One of the most refreshing things about this show is that unlike, say, Sliders, the Sterlings recognize immediately that they don't know the lay of the land and what they don't know can kill them. So instead of asking stupid questions in loud voices until they get unwanted attention, they are careful to charm and dissemble and not get caught out by their ignorance. (Not that it always saves them; Trace gets drafted because he takes getting a "yellow slip" from his school for his poor academic performance to be equivalent of similar-sounding but ultimately toothless warnings on our world.)

Of course it is far from perfect. 80's hair once again makes an unintentional period piece of all the supposed otherworldly communities. The effects are minimal to go along with the budget -- save one oddly effective touch; otherwise seemingly ordinary automobiles and doorknobs are juiced up with subtle-yet-nifty electronic sound effects. And there is (to paraphrase from a term coined by Brian Aldiss) a rather "cozy refugee" aspect to it all. Given my own financial background, I can't help noticing how clean the (many changes of) clothing available to the lost family are, or how often they conveniently find themselves with yet another upscale suburban home, status jobs, and well-funded schooling for the kids. One starts to get the impression that their pursuer Kroll is all and all working harder and having a tougher time of it than his purported victims. 

From a couple decades later, Threshold similarly lasted a mere thirteen episodes. The aspect of this one that is refreshingly different is that the central "team" don't really get along and really, really don't want to be there.

The idea is transparently borrowed. Michael Crichton set up in his novel Sphere the idea of a contingency plan for an unlikely circumstance (essentially, alien contact) complete with a list of experts in various fields who would be drafted into an ad-hoc team if said event were to actually occur. He was borrowing from himself as well, since there was something similar in Andromeda Strain, but Sphere added the clever distinction that the plan -- and the names -- were throwaway choices made by a far-from-conscientious drafter who was just doing it for the money and was sure it would never actually happen.

In Threshold, the plan was well-intentioned and the experts appear effective, if as usual over-tasked (why hire a NASA aeronautics engineer and make them do the soldering themselves?) At least this series has some explanation for the latter; in one episode, when one of the fractious experts complains about all the grunt work he's being given, it is explained to him that with all the data miners and military people they have on call, only eight people are cleared to actually know the full details of their work.

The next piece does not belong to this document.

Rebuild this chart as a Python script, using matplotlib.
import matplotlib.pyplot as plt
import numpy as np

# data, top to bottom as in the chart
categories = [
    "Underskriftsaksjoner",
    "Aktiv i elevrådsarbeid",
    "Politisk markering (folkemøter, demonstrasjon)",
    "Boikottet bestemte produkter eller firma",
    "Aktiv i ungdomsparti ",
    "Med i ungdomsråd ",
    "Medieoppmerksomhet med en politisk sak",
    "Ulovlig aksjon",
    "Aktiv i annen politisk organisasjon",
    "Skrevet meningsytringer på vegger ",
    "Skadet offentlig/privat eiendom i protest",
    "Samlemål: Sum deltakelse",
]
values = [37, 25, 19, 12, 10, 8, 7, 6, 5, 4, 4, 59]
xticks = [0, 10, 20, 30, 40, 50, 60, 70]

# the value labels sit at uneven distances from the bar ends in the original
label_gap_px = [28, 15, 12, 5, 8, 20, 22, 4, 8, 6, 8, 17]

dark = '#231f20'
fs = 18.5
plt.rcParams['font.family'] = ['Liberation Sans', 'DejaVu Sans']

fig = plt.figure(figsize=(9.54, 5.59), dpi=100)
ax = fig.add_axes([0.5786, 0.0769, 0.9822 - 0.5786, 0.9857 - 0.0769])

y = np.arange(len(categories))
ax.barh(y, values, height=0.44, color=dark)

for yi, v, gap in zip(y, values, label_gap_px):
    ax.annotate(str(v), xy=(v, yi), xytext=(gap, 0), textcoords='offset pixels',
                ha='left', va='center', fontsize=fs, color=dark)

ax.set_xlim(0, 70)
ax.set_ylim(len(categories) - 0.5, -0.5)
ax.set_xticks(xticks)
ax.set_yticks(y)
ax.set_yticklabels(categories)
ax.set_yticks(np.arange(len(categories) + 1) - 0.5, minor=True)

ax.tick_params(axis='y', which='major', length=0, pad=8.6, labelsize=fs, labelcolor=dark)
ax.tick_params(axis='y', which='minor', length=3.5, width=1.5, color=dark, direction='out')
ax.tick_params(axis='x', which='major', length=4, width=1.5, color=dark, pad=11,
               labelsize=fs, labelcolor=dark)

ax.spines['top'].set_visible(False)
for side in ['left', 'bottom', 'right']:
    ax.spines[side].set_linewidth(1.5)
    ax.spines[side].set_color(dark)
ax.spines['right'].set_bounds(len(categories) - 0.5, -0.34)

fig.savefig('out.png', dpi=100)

A more facile explanation than most for why the "bridge crew" seems to do all the work.

Oh yes, the plot. Apparent alien spacecraft appears near a Navy freighter then vanishes, but not before emitting a "signal" that causes all who hear it -- or even hear a recording of it -- to go through severe psychological and physical changes; chief among them a strong desire to expose as many more people to the alien signal as possible.

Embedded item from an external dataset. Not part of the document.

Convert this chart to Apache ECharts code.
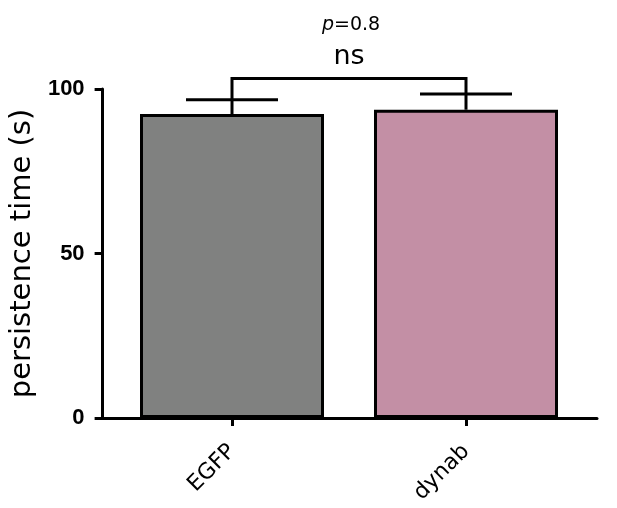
<!DOCTYPE html>
<html><head><meta charset="utf-8">
<script src="https://cdn.jsdelivr.net/npm/echarts@6/dist/echarts.min.js"></script>
<style>html,body{margin:0;padding:0;background:#fff}#c{width:617px;height:508px}</style>
</head><body><div id="c"></div>
<script>
const categories = ['EGFP', 'dynab'];
const means = [92.4, 93.7];
const sems = [4.3, 4.8];
const barColors = ['#808180', '#c38fa5'];
const bracketValue = 103.2;
const pText = '0.8';
const sigText = 'ns';
const yTicks = [0, 50, 100];

const chart = echarts.init(document.getElementById('c'));
const font = 'DejaVu Sans';
chart.setOption({
  animation: false,
  grid: [
    {left: 100, width: 497, top: 89, bottom: 90},
    {left: 115, width: 468, top: 89, bottom: 90}
  ],
  xAxis: [
    {gridIndex: 0, type: 'value', min: 0, max: 1, axisLine: {show: true, lineStyle: {color: '#000', width: 3}},
     axisTick: {show: false}, axisLabel: {show: false}, splitLine: {show: false}},
    {gridIndex: 1, type: 'category', data: categories, axisLine: {show: false},
     axisTick: {show: true, alignWithLabel: true, length: 8, lineStyle: {color: '#000', width: 3}},
     axisLabel: {rotate: 45, margin: 30, fontFamily: font, fontSize: 22, color: '#000'}}
  ],
  yAxis: [
    {gridIndex: 0, type: 'value', min: yTicks[0], max: yTicks[yTicks.length - 1], interval: 50,
     axisLine: {show: true, lineStyle: {color: '#000', width: 3}},
     axisTick: {show: true, length: 8, lineStyle: {color: '#000', width: 3}},
     axisLabel: {fontFamily: 'Liberation Sans, Arial, sans-serif', fontWeight: 'bold', fontSize: 22, color: '#000', margin: 18},
     splitLine: {show: false},
     name: 'persistence time (s)', nameLocation: 'middle', nameGap: 47,
     nameTextStyle: {fontFamily: font, fontSize: 29, color: '#000'}},
    {gridIndex: 1, type: 'value', min: 0, max: 100, show: false}
  ],
  series: [
    {type: 'bar', xAxisIndex: 1, yAxisIndex: 1, barWidth: 184,
     data: means.map((v, i) => ({value: v, itemStyle: {color: barColors[i], borderColor: '#000', borderWidth: 3}}))},
    {type: 'custom', xAxisIndex: 1, yAxisIndex: 1, clip: false, z: 5,
     data: means.map((v, i) => [i, v, sems[i]]),
     renderItem: function (params, api) {
       const x = api.value(0), m = api.value(1), s = api.value(2);
       const p0 = api.coord([x, m]);
       const p1 = api.coord([x, m + s]);
       const hw = 46;
       const st = {stroke: '#000', lineWidth: 3};
       return {type: 'group', children: [
         {type: 'line', shape: {x1: p0[0], y1: p0[1], x2: p1[0], y2: p1[1]}, style: st},
         {type: 'line', shape: {x1: p1[0] - hw, y1: p1[1], x2: p1[0] + hw, y2: p1[1]}, style: st}
       ]};
     }},
    {type: 'custom', xAxisIndex: 1, yAxisIndex: 1, clip: false, z: 5,
     data: [[0, 1, bracketValue]],
     renderItem: function (params, api) {
       const a = api.value(0), b = api.value(1), yb = api.value(2);
       const pa = api.coord([a, means[a] + sems[a]]);
       const pb = api.coord([b, means[b] + sems[b]]);
       const ta = api.coord([a, yb]);
       const tb = api.coord([b, yb]);
       const st = {stroke: '#000', lineWidth: 3, fill: null};
       const cx = (ta[0] + tb[0]) / 2;
       return {type: 'group', children: [
         {type: 'polyline', shape: {points: [pa, ta, tb, pb]}, style: st},
         {type: 'text', x: cx, y: ta[1] - 8, style: {text: sigText, fontFamily: font, fontSize: 27,
           fill: '#000', align: 'center', verticalAlign: 'bottom'}},
         {type: 'text', x: cx + 2, y: ta[1] - 44, style: {
           text: '{i|p}{n|=' + pText + '}', align: 'center', verticalAlign: 'bottom',
           rich: {i: {fontFamily: font, fontStyle: 'italic', fontSize: 19, fill: '#000'},
                  n: {fontFamily: font, fontSize: 19, fill: '#000'}}}}
       ]};
     }}
  ]
});
</script></body></html>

So in this show, the "masquerade" (the idea of fighting the threat in secret instead of making it public and enlisting everyone to help) makes more sense. Due to the specific nature of the threat, telling everyone would mostly generate false leads and would rapidly multiply potential vectors. This is literally the kind of problem that just knowing about it puts one at risk (rather H.P. Lovecraft like if one thinks about it; even hearing a recording of the alien signal can change you irrevocably into becoming slave to the alien plan). And implicitly pointed out in the series is that lots of people -- particularly terrorist groups -- are entirely willing to overlook the risks when presented with these terribly easy-to-use potential weapons of mass destruction.

Again the flaws are there. It is very much a piece with conventions of story, character, camera work of 2005 television. The science is once again bogus, although it drifts a little closer than some to reality every now and then. But the acting is solid, the situations amusing, and the constant shifting and escalation of the threat removes it completely from the status quo limbo of so many television series. There is absolutely no assurance that the masquerade will continue successfully; information about the alien signal is spreading despite all they can do. In fact, the team essentially fails; they slow the spread down but for every outbreak they find and stop, three others go unstopped. Through even the few episodes filmed the problem is leaping out of any containment (the writers stated in interviews that indeed, by the next season the threat would be fully public. By the third season, the uninfected would be a vanishingly small resistance).

Oh, but just once I'd like to see a top-secret the-Secretary-will-deny-all-knowledge agency that doesn't have a fortune to spend on chrome, mood lighting, and giant wall screens.